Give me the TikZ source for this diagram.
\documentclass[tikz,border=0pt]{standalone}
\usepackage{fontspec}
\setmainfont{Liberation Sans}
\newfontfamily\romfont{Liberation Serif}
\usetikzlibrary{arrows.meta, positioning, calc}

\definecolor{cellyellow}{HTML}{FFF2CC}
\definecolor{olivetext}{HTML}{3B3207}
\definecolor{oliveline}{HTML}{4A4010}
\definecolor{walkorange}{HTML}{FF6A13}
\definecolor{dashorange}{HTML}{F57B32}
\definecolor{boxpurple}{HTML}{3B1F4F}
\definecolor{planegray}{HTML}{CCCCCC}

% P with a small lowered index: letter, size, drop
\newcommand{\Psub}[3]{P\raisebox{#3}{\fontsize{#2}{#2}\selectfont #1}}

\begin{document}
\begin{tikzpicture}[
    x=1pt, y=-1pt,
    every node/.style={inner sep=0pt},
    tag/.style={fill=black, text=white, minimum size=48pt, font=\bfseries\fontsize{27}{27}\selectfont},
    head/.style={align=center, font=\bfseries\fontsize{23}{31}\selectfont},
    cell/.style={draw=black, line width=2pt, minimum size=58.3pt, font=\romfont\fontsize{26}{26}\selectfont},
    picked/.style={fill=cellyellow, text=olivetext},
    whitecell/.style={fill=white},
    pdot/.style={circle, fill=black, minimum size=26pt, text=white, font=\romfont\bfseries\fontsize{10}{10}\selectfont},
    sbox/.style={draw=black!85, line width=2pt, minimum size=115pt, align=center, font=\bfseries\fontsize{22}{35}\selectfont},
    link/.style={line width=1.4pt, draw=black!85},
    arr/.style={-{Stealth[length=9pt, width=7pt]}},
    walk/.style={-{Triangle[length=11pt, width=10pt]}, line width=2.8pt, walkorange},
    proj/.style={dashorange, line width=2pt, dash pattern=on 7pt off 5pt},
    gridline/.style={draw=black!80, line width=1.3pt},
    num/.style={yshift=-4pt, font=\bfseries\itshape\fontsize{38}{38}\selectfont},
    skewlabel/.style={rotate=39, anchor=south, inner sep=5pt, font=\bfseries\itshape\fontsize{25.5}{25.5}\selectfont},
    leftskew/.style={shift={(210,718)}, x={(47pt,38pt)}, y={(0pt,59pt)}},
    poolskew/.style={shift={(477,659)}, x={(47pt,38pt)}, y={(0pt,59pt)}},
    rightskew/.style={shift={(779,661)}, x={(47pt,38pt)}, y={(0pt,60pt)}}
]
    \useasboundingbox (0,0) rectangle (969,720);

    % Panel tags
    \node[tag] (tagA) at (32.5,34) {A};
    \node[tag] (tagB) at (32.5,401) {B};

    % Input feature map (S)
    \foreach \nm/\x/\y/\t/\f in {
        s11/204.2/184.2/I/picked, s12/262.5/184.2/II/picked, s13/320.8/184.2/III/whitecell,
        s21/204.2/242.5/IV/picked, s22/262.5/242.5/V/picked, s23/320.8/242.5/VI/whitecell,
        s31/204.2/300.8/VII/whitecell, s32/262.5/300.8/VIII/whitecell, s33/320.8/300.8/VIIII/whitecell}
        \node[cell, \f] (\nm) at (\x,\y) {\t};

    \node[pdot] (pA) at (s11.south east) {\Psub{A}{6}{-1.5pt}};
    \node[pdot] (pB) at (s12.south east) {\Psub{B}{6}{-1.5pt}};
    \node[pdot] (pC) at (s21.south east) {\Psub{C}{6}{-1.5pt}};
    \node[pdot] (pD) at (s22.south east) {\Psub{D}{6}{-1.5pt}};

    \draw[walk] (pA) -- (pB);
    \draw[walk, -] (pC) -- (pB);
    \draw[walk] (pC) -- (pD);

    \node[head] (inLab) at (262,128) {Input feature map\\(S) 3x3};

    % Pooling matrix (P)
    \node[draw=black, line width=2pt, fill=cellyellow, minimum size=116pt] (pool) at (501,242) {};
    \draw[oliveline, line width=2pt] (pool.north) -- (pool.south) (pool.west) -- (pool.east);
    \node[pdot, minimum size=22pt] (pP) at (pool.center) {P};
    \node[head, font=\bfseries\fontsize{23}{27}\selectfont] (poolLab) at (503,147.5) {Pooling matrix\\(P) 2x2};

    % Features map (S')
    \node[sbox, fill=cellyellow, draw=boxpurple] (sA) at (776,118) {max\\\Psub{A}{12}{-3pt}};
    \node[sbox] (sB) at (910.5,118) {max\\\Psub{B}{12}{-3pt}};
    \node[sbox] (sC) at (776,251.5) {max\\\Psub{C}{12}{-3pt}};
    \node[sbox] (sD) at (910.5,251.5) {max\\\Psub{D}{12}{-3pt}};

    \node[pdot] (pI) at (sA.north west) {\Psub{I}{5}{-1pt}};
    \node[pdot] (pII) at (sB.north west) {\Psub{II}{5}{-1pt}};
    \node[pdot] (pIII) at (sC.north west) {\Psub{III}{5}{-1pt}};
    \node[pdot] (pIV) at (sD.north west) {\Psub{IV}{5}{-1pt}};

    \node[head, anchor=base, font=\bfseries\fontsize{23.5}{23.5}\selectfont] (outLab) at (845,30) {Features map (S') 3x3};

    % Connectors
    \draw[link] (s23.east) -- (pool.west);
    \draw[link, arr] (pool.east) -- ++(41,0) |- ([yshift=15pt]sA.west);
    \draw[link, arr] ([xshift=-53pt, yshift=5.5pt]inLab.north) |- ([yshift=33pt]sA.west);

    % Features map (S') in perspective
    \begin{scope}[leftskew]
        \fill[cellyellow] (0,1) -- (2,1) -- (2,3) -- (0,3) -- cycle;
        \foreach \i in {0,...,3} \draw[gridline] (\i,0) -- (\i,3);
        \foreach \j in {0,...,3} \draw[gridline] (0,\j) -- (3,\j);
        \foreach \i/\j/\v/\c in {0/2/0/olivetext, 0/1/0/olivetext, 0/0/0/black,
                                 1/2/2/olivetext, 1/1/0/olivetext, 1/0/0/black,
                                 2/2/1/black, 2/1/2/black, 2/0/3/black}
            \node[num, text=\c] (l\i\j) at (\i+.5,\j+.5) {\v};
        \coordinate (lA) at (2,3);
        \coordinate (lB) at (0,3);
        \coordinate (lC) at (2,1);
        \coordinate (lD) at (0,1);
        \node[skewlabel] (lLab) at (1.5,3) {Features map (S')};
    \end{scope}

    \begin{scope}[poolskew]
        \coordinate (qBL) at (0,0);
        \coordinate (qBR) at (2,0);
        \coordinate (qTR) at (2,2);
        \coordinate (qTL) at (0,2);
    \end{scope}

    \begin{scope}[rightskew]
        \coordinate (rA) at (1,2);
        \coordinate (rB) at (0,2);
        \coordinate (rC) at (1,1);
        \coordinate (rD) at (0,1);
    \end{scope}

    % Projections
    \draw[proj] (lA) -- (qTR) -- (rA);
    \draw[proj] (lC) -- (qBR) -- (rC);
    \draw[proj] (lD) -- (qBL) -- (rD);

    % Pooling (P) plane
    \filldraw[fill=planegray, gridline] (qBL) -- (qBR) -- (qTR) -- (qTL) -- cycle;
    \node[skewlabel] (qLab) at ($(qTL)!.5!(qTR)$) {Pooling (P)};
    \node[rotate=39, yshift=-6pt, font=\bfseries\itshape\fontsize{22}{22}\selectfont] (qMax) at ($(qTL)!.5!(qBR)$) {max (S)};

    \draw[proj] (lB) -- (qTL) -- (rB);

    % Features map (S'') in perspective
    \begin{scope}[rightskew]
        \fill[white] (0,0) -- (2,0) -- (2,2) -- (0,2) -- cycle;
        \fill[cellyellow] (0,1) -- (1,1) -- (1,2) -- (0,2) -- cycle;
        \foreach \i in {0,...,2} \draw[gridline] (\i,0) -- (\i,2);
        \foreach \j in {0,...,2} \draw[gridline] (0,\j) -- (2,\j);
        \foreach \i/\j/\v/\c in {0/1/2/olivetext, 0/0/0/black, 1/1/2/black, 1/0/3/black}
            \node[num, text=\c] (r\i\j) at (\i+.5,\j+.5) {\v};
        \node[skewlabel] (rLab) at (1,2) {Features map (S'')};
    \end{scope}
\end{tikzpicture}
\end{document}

---

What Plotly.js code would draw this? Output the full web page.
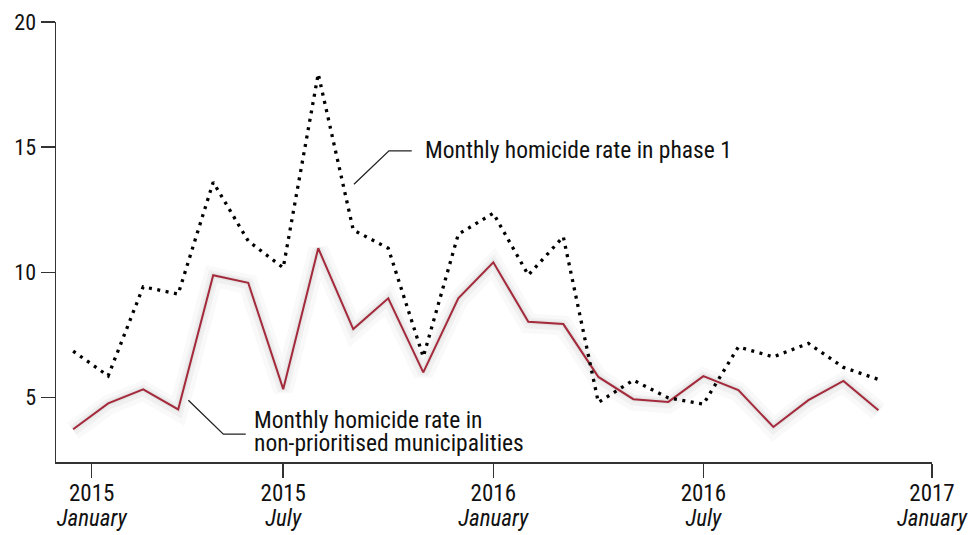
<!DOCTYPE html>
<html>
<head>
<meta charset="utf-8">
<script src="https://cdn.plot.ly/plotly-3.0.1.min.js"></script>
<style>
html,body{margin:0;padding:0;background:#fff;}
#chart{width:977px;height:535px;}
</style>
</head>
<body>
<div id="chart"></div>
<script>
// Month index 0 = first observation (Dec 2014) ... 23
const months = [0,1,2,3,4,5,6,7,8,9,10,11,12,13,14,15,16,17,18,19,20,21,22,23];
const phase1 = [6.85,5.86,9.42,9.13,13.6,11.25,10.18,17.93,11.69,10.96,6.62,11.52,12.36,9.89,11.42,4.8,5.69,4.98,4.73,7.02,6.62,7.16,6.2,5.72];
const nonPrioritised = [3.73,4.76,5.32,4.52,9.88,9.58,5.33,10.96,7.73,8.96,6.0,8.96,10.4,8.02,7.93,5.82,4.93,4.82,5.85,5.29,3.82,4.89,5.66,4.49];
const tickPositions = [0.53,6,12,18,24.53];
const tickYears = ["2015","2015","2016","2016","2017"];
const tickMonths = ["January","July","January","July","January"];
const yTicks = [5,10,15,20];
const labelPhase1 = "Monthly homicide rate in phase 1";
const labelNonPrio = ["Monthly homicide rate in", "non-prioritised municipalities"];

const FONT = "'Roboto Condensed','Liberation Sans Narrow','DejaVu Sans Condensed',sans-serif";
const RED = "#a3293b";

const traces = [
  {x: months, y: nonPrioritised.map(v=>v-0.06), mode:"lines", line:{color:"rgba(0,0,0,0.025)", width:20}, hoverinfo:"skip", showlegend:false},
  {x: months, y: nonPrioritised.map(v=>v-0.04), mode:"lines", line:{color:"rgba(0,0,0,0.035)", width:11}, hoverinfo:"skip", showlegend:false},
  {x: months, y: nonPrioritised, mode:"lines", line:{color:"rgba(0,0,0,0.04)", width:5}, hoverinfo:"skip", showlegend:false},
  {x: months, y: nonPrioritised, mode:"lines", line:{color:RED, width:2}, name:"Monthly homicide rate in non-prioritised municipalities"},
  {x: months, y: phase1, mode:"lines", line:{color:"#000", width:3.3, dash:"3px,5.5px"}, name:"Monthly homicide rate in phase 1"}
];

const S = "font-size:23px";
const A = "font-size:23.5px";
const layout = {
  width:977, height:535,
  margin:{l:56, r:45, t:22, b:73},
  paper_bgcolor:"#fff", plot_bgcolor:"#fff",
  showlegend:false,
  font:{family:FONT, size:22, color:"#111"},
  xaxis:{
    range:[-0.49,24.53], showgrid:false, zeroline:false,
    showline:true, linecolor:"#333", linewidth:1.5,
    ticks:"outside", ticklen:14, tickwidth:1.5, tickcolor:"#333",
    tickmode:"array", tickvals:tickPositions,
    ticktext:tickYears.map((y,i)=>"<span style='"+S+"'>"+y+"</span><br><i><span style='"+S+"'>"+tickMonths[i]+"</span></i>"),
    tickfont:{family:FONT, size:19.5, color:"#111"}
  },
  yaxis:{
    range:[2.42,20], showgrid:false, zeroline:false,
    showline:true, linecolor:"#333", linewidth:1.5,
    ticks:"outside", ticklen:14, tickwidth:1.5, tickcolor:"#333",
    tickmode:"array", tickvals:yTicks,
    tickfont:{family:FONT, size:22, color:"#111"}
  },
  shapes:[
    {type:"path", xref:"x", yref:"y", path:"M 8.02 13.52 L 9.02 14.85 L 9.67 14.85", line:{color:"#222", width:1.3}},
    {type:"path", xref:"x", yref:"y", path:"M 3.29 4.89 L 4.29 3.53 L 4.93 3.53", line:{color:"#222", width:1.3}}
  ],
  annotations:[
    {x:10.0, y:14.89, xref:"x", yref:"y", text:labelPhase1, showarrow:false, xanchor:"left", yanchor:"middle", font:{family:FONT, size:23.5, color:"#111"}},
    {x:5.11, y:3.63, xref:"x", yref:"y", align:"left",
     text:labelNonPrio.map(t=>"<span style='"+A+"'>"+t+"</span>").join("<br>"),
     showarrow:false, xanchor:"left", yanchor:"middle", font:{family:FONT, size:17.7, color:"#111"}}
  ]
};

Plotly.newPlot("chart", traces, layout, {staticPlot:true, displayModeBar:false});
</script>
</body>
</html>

* * *

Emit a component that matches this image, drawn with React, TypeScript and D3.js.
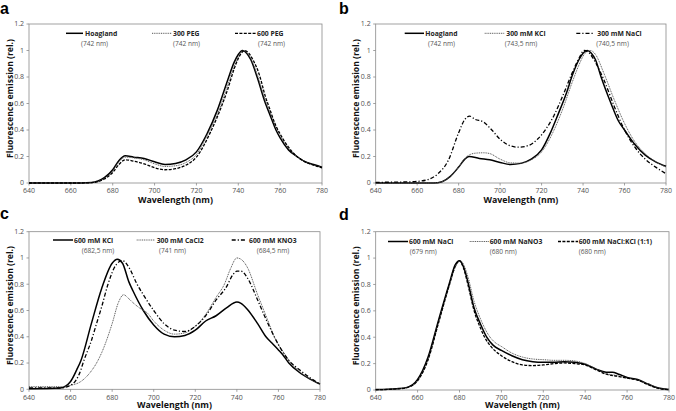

Short task:
Extract the run of lines that opens with the line containing "Give me the TikZ source for this diagram." and closes with the line containing "(tagB) at (32.5,401)"; reproduce it exactly and add nothing.

Final result:
Give me the TikZ source for this diagram.
\documentclass[tikz,border=0pt]{standalone}
\usepackage{fontspec}
\setmainfont{Liberation Sans}
\newfontfamily\romfont{Liberation Serif}
\usetikzlibrary{arrows.meta, positioning, calc}

\definecolor{cellyellow}{HTML}{FFF2CC}
\definecolor{olivetext}{HTML}{3B3207}
\definecolor{oliveline}{HTML}{4A4010}
\definecolor{walkorange}{HTML}{FF6A13}
\definecolor{dashorange}{HTML}{F57B32}
\definecolor{boxpurple}{HTML}{3B1F4F}
\definecolor{planegray}{HTML}{CCCCCC}

% P with a small lowered index: letter, size, drop
\newcommand{\Psub}[3]{P\raisebox{#3}{\fontsize{#2}{#2}\selectfont #1}}

\begin{document}
\begin{tikzpicture}[
    x=1pt, y=-1pt,
    every node/.style={inner sep=0pt},
    tag/.style={fill=black, text=white, minimum size=48pt, font=\bfseries\fontsize{27}{27}\selectfont},
    head/.style={align=center, font=\bfseries\fontsize{23}{31}\selectfont},
    cell/.style={draw=black, line width=2pt, minimum size=58.3pt, font=\romfont\fontsize{26}{26}\selectfont},
    picked/.style={fill=cellyellow, text=olivetext},
    whitecell/.style={fill=white},
    pdot/.style={circle, fill=black, minimum size=26pt, text=white, font=\romfont\bfseries\fontsize{10}{10}\selectfont},
    sbox/.style={draw=black!85, line width=2pt, minimum size=115pt, align=center, font=\bfseries\fontsize{22}{35}\selectfont},
    link/.style={line width=1.4pt, draw=black!85},
    arr/.style={-{Stealth[length=9pt, width=7pt]}},
    walk/.style={-{Triangle[length=11pt, width=10pt]}, line width=2.8pt, walkorange},
    proj/.style={dashorange, line width=2pt, dash pattern=on 7pt off 5pt},
    gridline/.style={draw=black!80, line width=1.3pt},
    num/.style={yshift=-4pt, font=\bfseries\itshape\fontsize{38}{38}\selectfont},
    skewlabel/.style={rotate=39, anchor=south, inner sep=5pt, font=\bfseries\itshape\fontsize{25.5}{25.5}\selectfont},
    leftskew/.style={shift={(210,718)}, x={(47pt,38pt)}, y={(0pt,59pt)}},
    poolskew/.style={shift={(477,659)}, x={(47pt,38pt)}, y={(0pt,59pt)}},
    rightskew/.style={shift={(779,661)}, x={(47pt,38pt)}, y={(0pt,60pt)}}
]
    \useasboundingbox (0,0) rectangle (969,720);

    % Panel tags
    \node[tag] (tagA) at (32.5,34) {A};
    \node[tag] (tagB) at (32.5,401) {B};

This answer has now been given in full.